Tens of millions of Americans suffer from chronic pain, costing the U.S. over half a trillion dollars in lost productivity and medical expenses every year, according to Stanford University. Unfortunately, the medicines physicians prescribe to treat intolerable pain symptoms are often opiate-based and addictive, and many individuals become physically dependent on them to simply feel normal. In fact, painkiller abuse has grown so quickly that the Centers for Disease Control and Prevention, the National Institute on Drug Abuse and other respected organizations call prescription opiate addiction the worst drug epidemic the nation has ever seen.
Transforming the Culture, Transforming the Care
To put the seriousness of the problem into perspective, consider that more Americans suffer from chronic pain than heart disease, cancer and diabetes combined. Yet according to Stanford, only a fraction of the National Institutes of Health budget is spent studying chronic pain. Physicians who treat patients with pain issues often turn to highly addictive opiates as the go-to treatment solution, without addressing the source of the pain itself. Some physicians even wind up addicted to the drugs they prescribe. As the number of people who visit the emergency room for opiate painkiller overdose rises every year, so does the need to find an alternate solution for acute and chronic pain management.

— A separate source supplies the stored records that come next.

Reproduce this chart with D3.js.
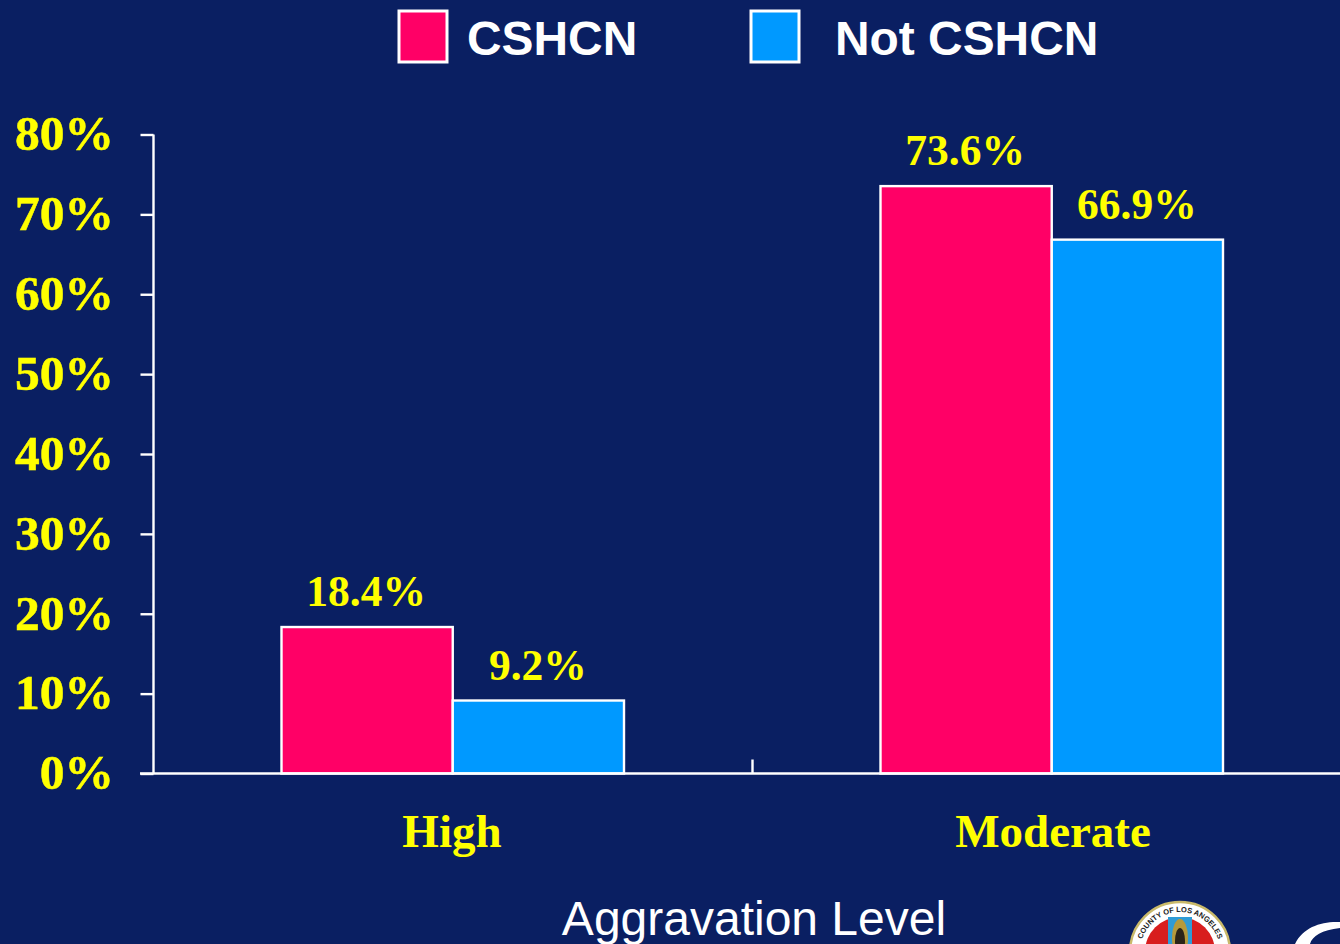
<!DOCTYPE html>
<html><head><meta charset="utf-8">
<script src="https://cdn.jsdelivr.net/npm/d3@7"></script>
<style>html,body{margin:0;padding:0;background:#0a1f62;overflow:hidden}svg{display:block}</style>
</head><body><div id="c"></div>
<script>
const categories = ["High","Moderate"];
const seriesNames = ["CSHCN","Not CSHCN"];
const cshcn = [18.4,73.6];
const notCshcn = [9.2,66.9];
const valueLabels = [["18.4%","73.6%"],["9.2%","66.9%"]];
const yTicks = [0,10,20,30,40,50,60,70,80];
const axisTitle = "Aggravation Level";
const colors = ["#ff0066","#0099ff"];
const serif = "'Liberation Serif',serif", sans = "'Liberation Sans',sans-serif";

const svg = d3.select("#c").append("svg").attr("width",1340).attr("height",944);
svg.append("rect").attr("width",1340).attr("height",944).attr("fill","#0a1f62");

const y = d3.scaleLinear().domain([0,80]).range([773.5,134.5]);
const x = d3.scaleBand().domain(categories).range([153.5,1351.5]);
const inner = d3.scaleBand().domain(seriesNames).range([128,470.5]);

// Y axis
const ya = svg.append("g").attr("transform","translate(153.5,0)")
  .call(d3.axisLeft(y).tickValues(yTicks).tickSize(13).tickFormat(d=>d+"%"));
ya.selectAll("path").attr("stroke","#fff").attr("stroke-width",2.4).attr("d","M0,134.5V773.5");
ya.selectAll("line").attr("stroke","#fff").attr("stroke-width",2.4);
ya.selectAll("text").attr("fill","#ffff00").attr("font-family",serif).attr("font-weight","bold").attr("font-size",49.5).attr("x",-39.5).attr("dy",".31em").attr("stroke","#ffff00").attr("stroke-width",0.5);

// Bars
[cshcn,notCshcn].forEach((vals,s)=>{
  const g = svg.append("g");
  g.selectAll("rect").data(vals).join("rect")
    .attr("x",(d,i)=>x(categories[i])+inner(seriesNames[s]))
    .attr("width",inner.bandwidth())
    .attr("y",d=>y(d)+0.5).attr("height",d=>y(0)-y(d)-0.5)
    .attr("fill",colors[s]).attr("stroke","#fff").attr("stroke-width",2.4);
  g.selectAll("text").data(vals).join("text")
    .attr("x",(d,i)=>x(categories[i])+inner(seriesNames[s])+inner.bandwidth()/2+(s?-0.5:-1))
    .attr("y",d=>y(d)-20.5)
    .attr("text-anchor","middle").attr("fill","#ffff00")
    .attr("font-family",serif).attr("font-weight","bold").attr("font-size",43.5)
    .text((d,i)=>valueLabels[s][i]);
});

// X axis
const xa = svg.append("g").attr("transform","translate(0,773.5)");
xa.append("line").attr("x1",140).attr("x2",1340).attr("stroke","#fff").attr("stroke-width",2.4);
xa.append("line").attr("x1",x("Moderate")).attr("x2",x("Moderate")).attr("y1",0).attr("y2",-14).attr("stroke","#fff").attr("stroke-width",2.4);
xa.selectAll("text").data(categories).join("text")
  .attr("x",(d,i)=>x(d)+x.bandwidth()/2+(i?1:-1)).attr("y",73)
  .attr("text-anchor","middle").attr("fill","#ffff00")
  .attr("font-family",serif).attr("font-weight","bold").attr("font-size",47).text(d=>d);

svg.append("text").attr("x",754).attr("y",935).attr("text-anchor","middle")
  .attr("fill","#fff").attr("font-family",sans).attr("font-size",48).text(axisTitle);

// Legend
const lg = svg.append("g");
const lx=[399,751], tx=[467,835];
seriesNames.forEach((n,i)=>{
  lg.append("rect").attr("x",lx[i]).attr("y",11).attr("width",48).attr("height",51)
    .attr("fill",colors[i]).attr("stroke","#fff").attr("stroke-width",3);
  lg.append("text").attr("x",tx[i]).attr("y",55).attr("fill","#fff")
    .attr("font-family",sans).attr("font-weight","bold").attr("font-size",47.9).text(n);
});

// Seal, cropped by the page bottom
const seal = svg.append("g").attr("transform","translate(1180,952)");
seal.append("circle").attr("r",50).attr("fill","#fff").attr("stroke","#c9b96a").attr("stroke-width",2.5);
seal.append("circle").attr("r",35).attr("fill","#d81e1e");
seal.append("rect").attr("x",-12).attr("y",-35).attr("width",24).attr("height",35).attr("fill","#2f9bd6");
seal.append("ellipse").attr("cy",-14).attr("rx",8).attr("ry",19).attr("fill","#b59a3c");
seal.append("ellipse").attr("cy",-11).attr("rx",5).attr("ry",13).attr("fill","#2a2418");
const sealDefs = seal.append("defs");
sealDefs.append("path").attr("id","sealArc").attr("d","M-40,0A40,40 0 0 1 40,0");
seal.append("text").attr("font-family",sans).attr("font-weight","bold").attr("font-size",7.5).attr("fill","#222")
  .append("textPath").attr("href","#sealArc").attr("startOffset","50%").attr("text-anchor","middle").text("COUNTY OF LOS ANGELES");
// Second logo fragment
svg.append("path").attr("d","M1340,922C1322,921 1303,927 1295,944L1310,944C1312,936 1322,930 1340,928Z").attr("fill","#fff");
</script></body></html>
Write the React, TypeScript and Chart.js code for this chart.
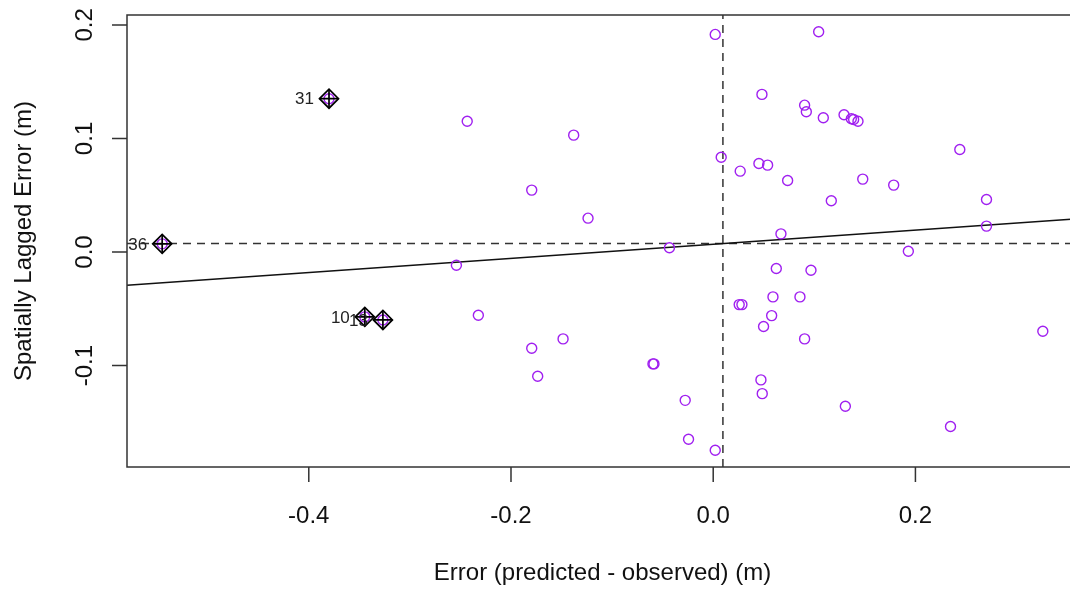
import React, { useEffect, useRef } from "react";
import { Chart, registerables } from "chart.js";

Chart.register(...registerables);

// ---- data ----
const errX: number[] = [
  -0.380, -0.545, -0.3446, -0.3267, -0.2433, -0.254, -0.138, -0.1795, -0.1238, 0.002,
  0.0079, 0.0267, 0.0482, -0.0433, -0.2323, -0.1795, -0.1485, -0.1736, -0.0596, -0.0586,
  -0.0277, -0.0244, 0.002, 0.0257, 0.0284, 0.1043, 0.0904, 0.0921, 0.1089, 0.1294,
  0.1366, 0.1389, 0.1432, 0.2439, 0.0452, 0.0538, 0.0736, 0.1479, 0.1785, 0.1168,
  0.2703, 0.2703, 0.067, 0.193, 0.0624, 0.0967, 0.0591, 0.0858, 0.0578, 0.0498,
  0.0904, 0.326, 0.0472, 0.0485, 0.1307, 0.2347,
];
const laggedY: number[] = [
  0.135, 0.0072, -0.0571, -0.0598, 0.1152, -0.0116, 0.1029, 0.0545, 0.0298, 0.1916,
  0.0835, 0.0712, 0.1388, 0.0037, -0.0557, -0.0847, -0.0765, -0.1094, -0.0985, -0.0985,
  -0.1306, -0.1649, -0.1746, -0.0463, -0.0463, 0.194, 0.1293, 0.1235, 0.1182, 0.1209,
  0.1173, 0.1167, 0.1152, 0.0903, 0.078, 0.0765, 0.063, 0.0642, 0.0589, 0.0451,
  0.0463, 0.0228, 0.016, 0.0007, -0.0145, -0.016, -0.0395, -0.0395, -0.056, -0.0656,
  -0.0765, -0.0698, -0.1126, -0.1247, -0.1358, -0.1537,
];

const infLabels: string[] = ["31", "36", "10", "13"];
const infX: number[] = [-0.380, -0.545, -0.3446, -0.3267];
const infY: number[] = [0.135, 0.0072, -0.0571, -0.0598];

const regX: number[] = [-0.5798, 0.3608];
const regY: number[] = [-0.0293, 0.0293];

const meanX = 0.0096;
const meanY = 0.0075;

const xMin = -0.5798;
const xMax = 0.3608;
const yMin = -0.1893;
const yMax = 0.2087;

const xTicks: number[] = [-0.4, -0.2, 0.0, 0.2];
const xTickLabels: string[] = ["-0.4", "-0.2", "0.0", "0.2"];
const yTicks: number[] = [-0.1, 0.0, 0.1, 0.2];
const yTickLabels: string[] = ["-0.1", "0.0", "0.1", "0.2"];

const xTitle = "Error (predicted - observed) (m)";
const yTitle = "Spatially Lagged Error (m)";

const FONT = '"Liberation Sans", Arial, sans-serif';

const rAxesPlugin = {
  id: "rAxes",
  afterDraw(chart: any) {
    const { ctx, chartArea: a, scales } = chart;
    const x = scales.x;
    const y = scales.y;
    ctx.save();
    ctx.strokeStyle = "#333";
    ctx.lineWidth = 1.5;
    ctx.strokeRect(a.left, a.top, a.right - a.left, a.bottom - a.top);
    ctx.beginPath();
    xTicks.forEach((v) => {
      const px = x.getPixelForValue(v);
      ctx.moveTo(px, a.bottom);
      ctx.lineTo(px, a.bottom + 15);
    });
    yTicks.forEach((v) => {
      const py = y.getPixelForValue(v);
      ctx.moveTo(a.left, py);
      ctx.lineTo(a.left - 15, py);
    });
    ctx.stroke();

    ctx.fillStyle = "#111";
    ctx.font = `24px ${FONT}`;
    ctx.textAlign = "center";
    ctx.textBaseline = "alphabetic";
    xTicks.forEach((v, i) => {
      ctx.fillText(xTickLabels[i], x.getPixelForValue(v), a.bottom + 56);
    });
    yTicks.forEach((v, i) => {
      ctx.save();
      ctx.translate(a.left - 35, y.getPixelForValue(v));
      ctx.rotate(-Math.PI / 2);
      ctx.fillText(yTickLabels[i], 0, 0);
      ctx.restore();
    });
    ctx.fillText(xTitle, (a.left + a.right) / 2, a.bottom + 113);
    ctx.save();
    ctx.translate(31, (a.top + a.bottom) / 2);
    ctx.rotate(-Math.PI / 2);
    ctx.fillText(yTitle, 0, 0);
    ctx.restore();

    // labels of influential points
    ctx.font = `17px ${FONT}`;
    ctx.textAlign = "right";
    ctx.textBaseline = "middle";
    ctx.fillStyle = "#222";
    infLabels.forEach((lab, i) => {
      ctx.fillText(lab, x.getPixelForValue(infX[i]) - 15, y.getPixelForValue(infY[i]) + 1);
    });
    ctx.restore();
  },
};

export default function App() {
  const ref = useRef<HTMLCanvasElement | null>(null);

  useEffect(() => {
    if (!ref.current) return;
    const pts = errX.map((v, i) => ({ x: v, y: laggedY[i] }));
    const inf = infX.map((v, i) => ({ x: v, y: infY[i] }));
    const chart = new Chart(ref.current, {
      type: "scatter",
      data: {
        datasets: [
          {
            data: [{ x: xMin, y: meanY }, { x: xMax, y: meanY }],
            showLine: true,
            borderColor: "#333",
            borderWidth: 1.5,
            borderDash: [8, 6],
            pointRadius: 0,
            order: 6,
          },
          {
            data: [{ x: meanX, y: yMin }, { x: meanX, y: yMax }],
            showLine: true,
            borderColor: "#333",
            borderWidth: 1.5,
            borderDash: [8, 6],
            pointRadius: 0,
            order: 5,
          },
          {
            data: regX.map((v, i) => ({ x: v, y: regY[i] })),
            showLine: true,
            borderColor: "#111",
            borderWidth: 1.6,
            pointRadius: 0,
            order: 4,
          },
          {
            data: pts,
            pointStyle: "circle",
            pointRadius: 5,
            borderWidth: 1.4,
            borderColor: "#A020F0",
            backgroundColor: "rgba(0,0,0,0)",
            order: 3,
          },
          {
            data: inf,
            pointStyle: "rectRot",
            pointRadius: 9.5,
            borderWidth: 1.7,
            borderColor: "#000",
            backgroundColor: "rgba(0,0,0,0)",
            order: 2,
          },
          {
            data: inf,
            pointStyle: "cross",
            pointRadius: 9.5,
            borderWidth: 1.7,
            borderColor: "#000",
            backgroundColor: "rgba(0,0,0,0)",
            order: 1,
          },
        ],
      },
      options: {
        responsive: false,
        animation: false,
        devicePixelRatio: 1,
        layout: { padding: { left: 127, top: 15, right: 22, bottom: 128 } },
        plugins: { legend: { display: false }, tooltip: { enabled: false } },
        events: [],
        scales: {
          x: { type: "linear", min: xMin, max: xMax, display: false },
          y: { type: "linear", min: yMin, max: yMax, display: false },
        },
      },
      plugins: [rAxesPlugin],
    });
    return () => chart.destroy();
  }, []);

  return (
    <div
      style={{
        position: "absolute",
        left: 0,
        top: 0,
        width: 1070,
        height: 595,
        overflow: "hidden",
        background: "#fff",
      }}
    >
      <canvas ref={ref} width={1100} height={595} style={{ width: 1100, height: 595, display: "block" }} />
    </div>
  );
}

The rise in the number of patients and physicians who have become addicted to drugs, as well as more than 100 million people who are currently suffering from acute or chronic pain in the U.S., has led to a number of professionals calling for reform. Gaining a better understanding of the sources of pain, as well as limiting the number of prescriptions issued for addictive drugs and physicians submitting to regular drug tests, are part of the suggested reforms; creating a “nationally coordinated approach” to pain management therapy is another essential short term goal, according to Stanford researchers.
A Challenge to Treat
Treating chronic and acute pain — despite how frequently patients report these symptoms to their physicians — is rarely taught, perhaps because of the effectiveness of opiate painkillers for the vast majority or people who take them. Making matters worse is that people who develop a physical dependence on opiate painkillers suffer pain as a consequence of withdrawing from the medicine that is supposed to help. Perhaps most frightening of all, as prescription painkillers become more difficult to obtain legally, patients who have developed an addiction sometimes turn to heroin as a way to soothe the symptoms of withdrawal.
In the meantime, the hope is that those who treat chronic and acute pain will be able to manage the symptoms of those most in need, while also determining the cause of those symptoms and carefully monitoring for signs of addiction at the same time.